Keep in regular contact with estate agents and solicitors to ensure you know what is happening. Things can change quickly, so having a clear line of communication can minimise any bumps in the road. The last thing you want is to have a delayed completion, it can become extremely frustrating.
Make sure you sign and return any documents quickly, as this is a vital part of the exchange and completion process. The quicker this stage is done, the faster you’ll be able to move into the property. Although, do still take the time to read through the documentation to ensure you understand everything going on.
On the day of completion, you will need to notify utility companies like broadband and television licences, royal mail and any other memberships that you have moved house; you should tell most of these companies before moving.

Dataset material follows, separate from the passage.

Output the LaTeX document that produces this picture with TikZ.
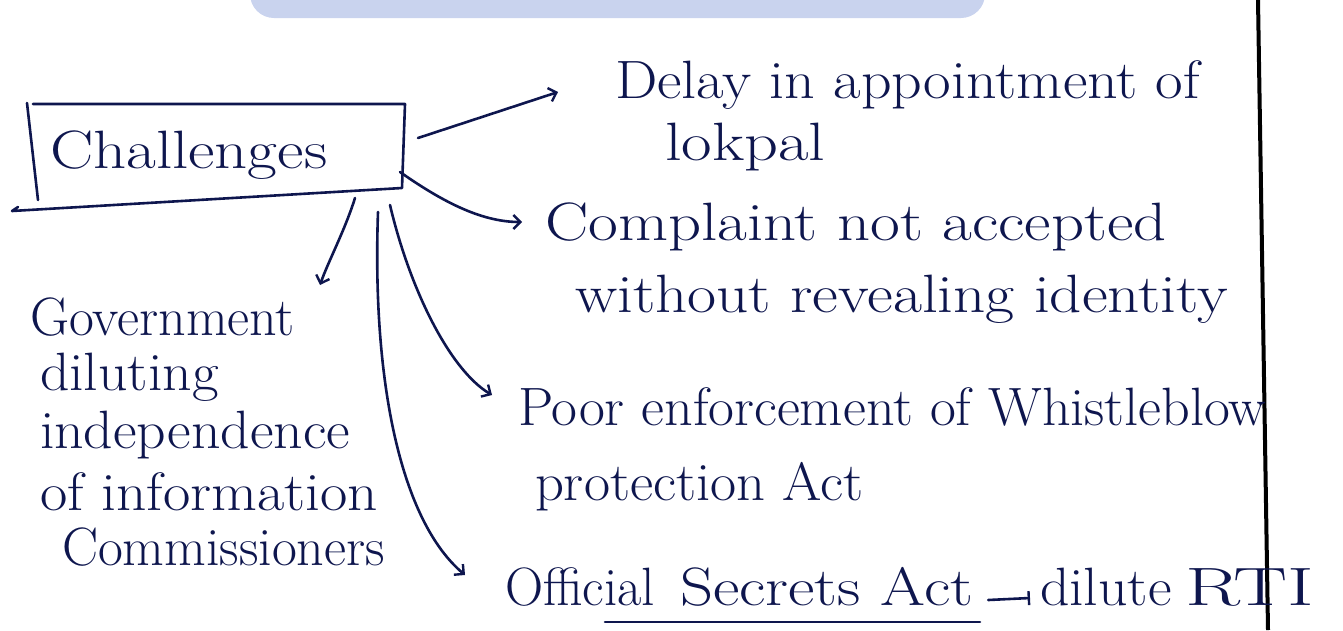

What Is The Buyer’s Deposit On Exchange?
When the buyer needs to pay a deposit at the exchange, this differs from the deposit that a mortgage provider requires. The deposit at the exchange will vary depending on your agreement but is usually five to ten per cent of the purchase price, which will be provided to the buyer’s solicitor as cleared funds. The buyer must ensure that they have sent the funds to their solicitor days before the exchange date.
Deposit During A Chain
When there is a property chain, the seller will often use the funds they have received from the buyer to pay for their onward purchase. The solicitor will pass up the deposit provided by the buyer at the bottom of the chain.
Peace Of Mind
The buyer’s deposit funds will give the seller peace of mind that the process is secure and both parties intend to proceed to completion, and if not, there may be space for compensation. The seller, however, can only access the deposit funds once the house transaction has been completed.
There is an exception to the rule; however, if the seller required the deposit to be paid on an onward purchase of a new build where the developer needs a deposit, then the funds would be paid and guaranteed by a New Build Guarantee Scheme.